In yet other alternate embodiments, actuator assembly <NUM> can be used to expand and contract an inflatable, production, or test packer. Expanded packers seal the wellbore to isolate zones in the wellbore and also function as a well barrier. Production or test packers are set in cased holes while inflatable packers are set in both open and cased holes.

Actuator assembly <NUM> can alternately be used for sending command signals from the surface to set liner hangers.

During drilling operations, charges are constantly being produced due to bearings <NUM> moving over and along segments <NUM>, especially while drilling. These charges not only generate signal patterns, but can also be converted from an analog signal to a digital signal by a bridge rectifier and stored in a di-electric capacitor de-rated for use at high temperatures, or can be stored in a ceramic, an electrolytic or a super capacitor. By storing the energy in a capacitor, actuator assembly <NUM> can also act as a power source.

In an example of operation, looking at <FIG> device <NUM> that is instructed by actuator assembly <NUM> can be a compartment with a door that can be opened and closed by actuator assembly <NUM> to release a product from the compartment. Drill string <NUM> with actuator assembly <NUM> and with device <NUM> is extended into wellbore <NUM> of subterranean well <NUM>. Drill string <NUM> is used to drill subterranean well <NUM>, penetrating through a variety of downhole rock formations. Looking at <FIG>, in certain embodiments, drilling can be ceased after passing through a target depth <NUM> so that device <NUM> is located adjacent to the target depth.

Looking at <FIG>, once the target depth <NUM> is reached by device <NUM>, the driller can pull the drill bit off the bottom of wellbore <NUM> and can rotate drill string <NUM> in different directions and frequencies to generate unique signal pattern from the surface that is a predetermined signal. The signal patterns are then translated into a specific action. As an example, the signal pattern can be an instruction to open a door of device <NUM> to allow for the release of product into subterranean well <NUM>.

If additional operations are required to be performed within subterranean well <NUM> and new unique signal pattern is required, then dissolvable material of changeable bearing <NUM> can be dissolved so that previous signal pattern <NUM> becomes revised signal pattern <NUM>', as disclosed in <FIG> and <FIG>. The revised signal pattern <NUM>' can be used to provide instructions for performing a different operation with the same device <NUM>, or can be used to provide instructions to a new or different device <NUM>.

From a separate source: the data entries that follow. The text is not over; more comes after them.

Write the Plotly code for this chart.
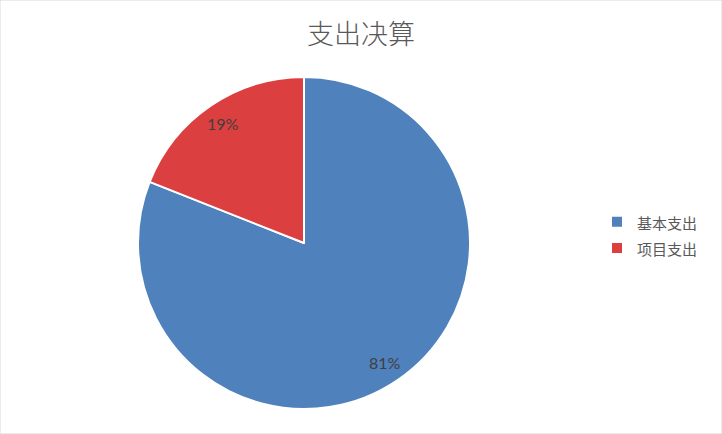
import math
import plotly.graph_objects as go

categories = ["基本支出", "项目支出"]
values = [81, 19]
colors = ["#4F81BD", "#DC3F3F"]

W, H = 722, 434
cx, cy, r = 304, 243, 166

legend_labels = [f"<span style='font-size:15px'>{c}</span>" for c in categories]

fig = go.Figure(go.Pie(
    labels=legend_labels,
    values=values,
    sort=False,
    direction="clockwise",
    rotation=0,
    marker=dict(colors=colors, line=dict(color="white", width=2)),
    textinfo="none",
    domain=dict(x=[(cx - r) / W, (cx + r) / W], y=[1 - (cy + r) / H, 1 - (cy - r) / H]),
    hovertemplate="%{label}: %{percent}<extra></extra>",
))

# percentage labels placed along each slice's mid-angle, computed from the data
total = sum(values)
annotations = []
acc = 0
for v in values:
    mid = (acc + v / 2) / total * 2 * math.pi
    acc += v
    rr = 0.87 * r
    px = cx + rr * math.sin(mid)
    py = cy - rr * math.cos(mid)
    annotations.append(dict(
        x=px / W, y=1 - py / H, xref="paper", yref="paper",
        text=f"{round(v / total * 100)}%", showarrow=False,
        font=dict(family="Lato, Noto Sans", size=16, color="#404040", weight=400, style="normal"),
        xanchor="center", yanchor="middle",
    ))

fig.update_layout(
    width=W, height=H,
    margin=dict(l=0, r=0, t=0, b=0),
    paper_bgcolor="white",
    title=dict(text="支出决算", x=0.5, xanchor="center", y=1 - 35 / H, yanchor="middle",
               font=dict(family="Noto Sans CJK SC", size=27, color="#595959", weight=300)),
    legend=dict(x=597 / W, y=1 - 235 / H, xanchor="left", yanchor="middle",
                font=dict(family="Noto Sans CJK SC", size=18, color="#595959"),
                itemwidth=30),
    annotations=annotations,
    shapes=[dict(type="rect", xref="paper", yref="paper", x0=0, y0=0, x1=1, y1=1,
                 line=dict(color="#D9D9D9", width=1))],
)

fig.write_html("out.html", config={"displayModeBar": False},
               post_script="document.body.style.margin='0';document.body.style.padding='0';")
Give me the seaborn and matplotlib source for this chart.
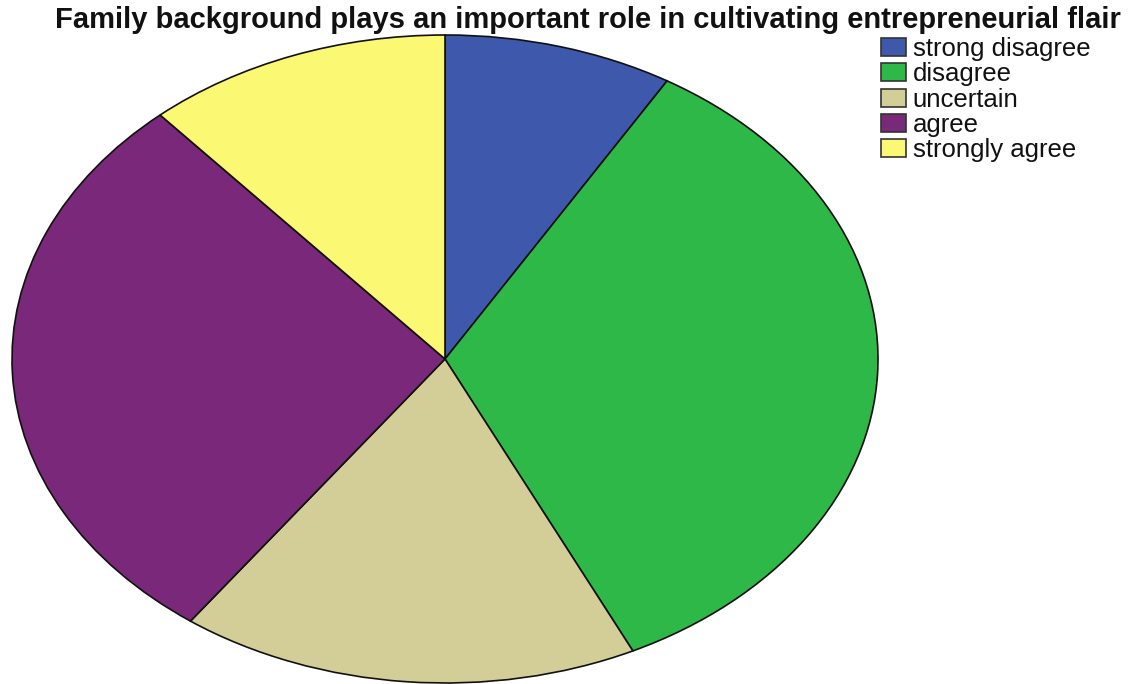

Therefore embodiments of this disclosure provide systems and methods for actuating different devices, tools, and instruments from the surface it also enables the execution of discrete drilling workflows in real-time. Systems and methods of this disclosure can be controlled from the surface. The actuation system is a separate system that can be seamlessly integrated with downhole tools, devices, and instruments so that the actuation system does not displace existing drilling portfolios. The proposed actuation system and methods not only allows the redesign of workflows to increase drilling efficiency but can also facilitate drilling automation by closing one of the key technology gaps, communicating with and delivering trigger signals to downhole actuation systems in real-time. Because the signal patterns are unique to a specific operation, such as releasing a selected number or type of sensors, discrete drilling workflows can be executed without affecting other downhole tools instruments, devices, or operations.

Embodiments of this disclosure allow for the generation of additional signal patterns by changing the number of reactionary bearings. These additional signal patterns could be utilized to control more than one tools or devices.

Looking at <FIG> fourth industrial revolution (referred to as "4IR") technologies such as artificial intelligence, machine learning, big data analytics, and robotics are progressing at a very rapid rate. According to an embodiment of this disclosure, human intervention to control the downhole actuation device in a drilling rig <NUM> can be replaced by an intelligent drilling system <NUM>. The intelligent drilling system <NUM> performs optimized drilling operations based on smart drilling dynamics <NUM> and smart hydraulic systems <NUM>. For example, raw data from the various sensors on a rig can be extracted, analyzed and turned into useful information by the smart drilling dynamics <NUM> and smart hydraulic systems <NUM>. If a wellbore needs to be cleaned based on the data received then this can be conveyed to the intelligent drilling system <NUM>, which in turn can rotate the drill pipe in the required configurations to generate specific sequences utilizing the actuating system. The sequences can then be converted to a specific trigger signal to open bypass valves to divert the drilling fluid into the annulus to increase the annular velocity and clean the wellbore.

One embodiment is a downhole actuation system that can be controlled from the surface to actuate digitally enabled downhole devices or tools or instruments. Actuation of different devices or tools or instruments enables the execution of discrete drilling workflows. The actuation system is a separate system that can be seamlessly integrated with downhole tools or devices or instruments so it does not displace existing drilling portfolios.

Claim 1:
A system for instructing a device (<NUM>) within a wellbore (<NUM>) of a subterranean well (<NUM>), the system including:
a drill string (<NUM>) extending into the subterranean well from a terranean surface (<NUM>), the drill string having an actuator assembly (<NUM>); characterized in that
the actuator assembly has:
a first pipe member (<NUM>) with a segment (<NUM>) formed of a first material;
a second pipe member (<NUM>) coaxially aligned with the first pipe member;
a plurality of bearings (<NUM>) positioned between the first pipe member and the second pipe member, each of the plurality of bearings including a second material, where the first material is reactive to the second material, and where at least one of the plurality of bearings is a changeable bearing (<NUM>) that includes a dissolvable material; and where
the actuator assembly is operable to instruct an operation of the device by generating an instruction signal by rotating the first pipe member relative to the second pipe member and interpreting a pattern of a reaction of the segment as the plurality of bearings rotate past the segment.